Data in this exercise start

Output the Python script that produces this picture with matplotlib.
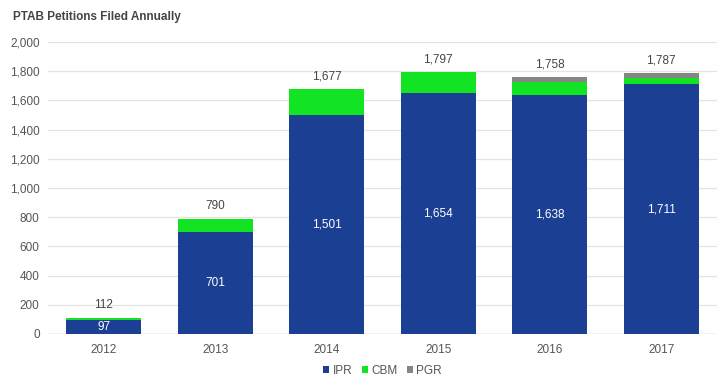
import numpy as np
import matplotlib.pyplot as plt

plt.rcParams['font.family'] = ['Liberation Sans', 'DejaVu Sans']

years = ['2012', '2013', '2014', '2015', '2016', '2017']
ipr = [97, 701, 1501, 1654, 1638, 1711]
cbm = [15, 89, 176, 143, 89, 40]
pgr = [0, 0, 0, 0, 31, 36]
totals = [112, 790, 1677, 1797, 1758, 1787]

c_ipr = '#1b3f92'
c_cbm = '#12e323'
c_pgr = '#858585'
txt = '#555555'

fig = plt.figure(figsize=(7.26, 3.83), dpi=100)
ax = fig.add_axes([48 / 726, 1 - 334 / 383, 669 / 726, 292 / 383])

x = np.arange(len(years))
w = 0.67
ipr_a = np.array(ipr)
cbm_a = np.array(cbm)
pgr_a = np.array(pgr)
ax.bar(x, ipr_a, w, color=c_ipr, label='IPR', zorder=2)
ax.bar(x, cbm_a, w, bottom=ipr_a, color=c_cbm, label='CBM', zorder=2)
ax.bar(x, pgr_a, w, bottom=ipr_a + cbm_a, color=c_pgr, label='PGR', zorder=2)

for i in range(len(years)):
    ax.text(x[i], totals[i] + 45, f'{totals[i]:,}', ha='center', va='bottom',
            fontsize=8.5, color='#444444')
    ax.text(x[i], ipr[i] / 2, f'{ipr[i]:,}', ha='center', va='center',
            fontsize=8.5, color='white')

ax.set_xlim(-0.5, len(years) - 0.5)
ax.set_ylim(0, 2000)
ax.set_yticks(range(0, 2001, 200))
ax.set_yticklabels([f'{v:,}' for v in range(0, 2001, 200)])
ax.set_xticks(x)
ax.set_xticklabels(years)
ax.yaxis.grid(True, color='#e3e3e3', linewidth=0.9, zorder=0)
for s in ax.spines.values():
    s.set_visible(False)
ax.axhline(0, color='#d0d0d0', linewidth=1, zorder=1)
ax.tick_params(axis='y', length=0, pad=6, labelsize=8.5, labelcolor=txt)
ax.tick_params(axis='x', length=0, pad=7, labelsize=8.5, labelcolor=txt)

fig.text(13 / 726, 1 - 17 / 383, 'PTAB Petitions Filed Annually', fontsize=8.5,
         fontweight='bold', color='#444444', va='center', ha='left')

ax.legend(loc='center', bbox_to_anchor=(0.5, -0.125), ncol=3, frameon=False,
          fontsize=8.5, labelcolor=txt, handlelength=0.5, handleheight=0.5,
          handletextpad=0.3, columnspacing=0.8)

fig.savefig('out.png', dpi=100)
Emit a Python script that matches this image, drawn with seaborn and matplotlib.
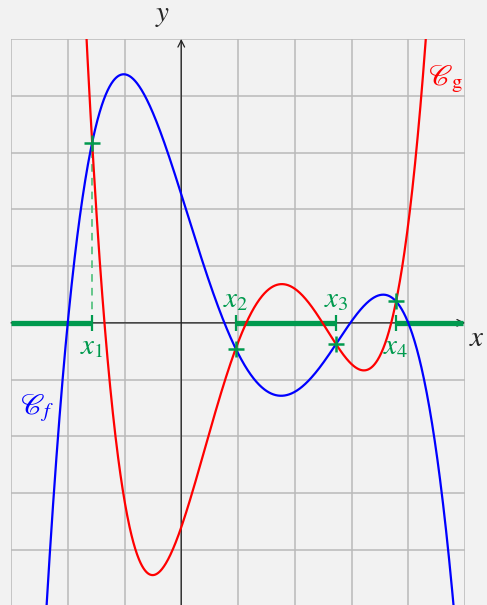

Data in this exercise end

- _The task_: Please transcribe, word for word, every line from the first line of the records above through the line containing "fontsize=8.5, color='white')", and leave out any pictures.

- _Written answer_:
Output the Python script that produces this picture with matplotlib.
import numpy as np
import matplotlib.pyplot as plt

plt.rcParams['font.family'] = ['Liberation Sans', 'DejaVu Sans']

years = ['2012', '2013', '2014', '2015', '2016', '2017']
ipr = [97, 701, 1501, 1654, 1638, 1711]
cbm = [15, 89, 176, 143, 89, 40]
pgr = [0, 0, 0, 0, 31, 36]
totals = [112, 790, 1677, 1797, 1758, 1787]

c_ipr = '#1b3f92'
c_cbm = '#12e323'
c_pgr = '#858585'
txt = '#555555'

fig = plt.figure(figsize=(7.26, 3.83), dpi=100)
ax = fig.add_axes([48 / 726, 1 - 334 / 383, 669 / 726, 292 / 383])

x = np.arange(len(years))
w = 0.67
ipr_a = np.array(ipr)
cbm_a = np.array(cbm)
pgr_a = np.array(pgr)
ax.bar(x, ipr_a, w, color=c_ipr, label='IPR', zorder=2)
ax.bar(x, cbm_a, w, bottom=ipr_a, color=c_cbm, label='CBM', zorder=2)
ax.bar(x, pgr_a, w, bottom=ipr_a + cbm_a, color=c_pgr, label='PGR', zorder=2)

for i in range(len(years)):
    ax.text(x[i], totals[i] + 45, f'{totals[i]:,}', ha='center', va='bottom',
            fontsize=8.5, color='#444444')
    ax.text(x[i], ipr[i] / 2, f'{ipr[i]:,}', ha='center', va='center',
            fontsize=8.5, color='white')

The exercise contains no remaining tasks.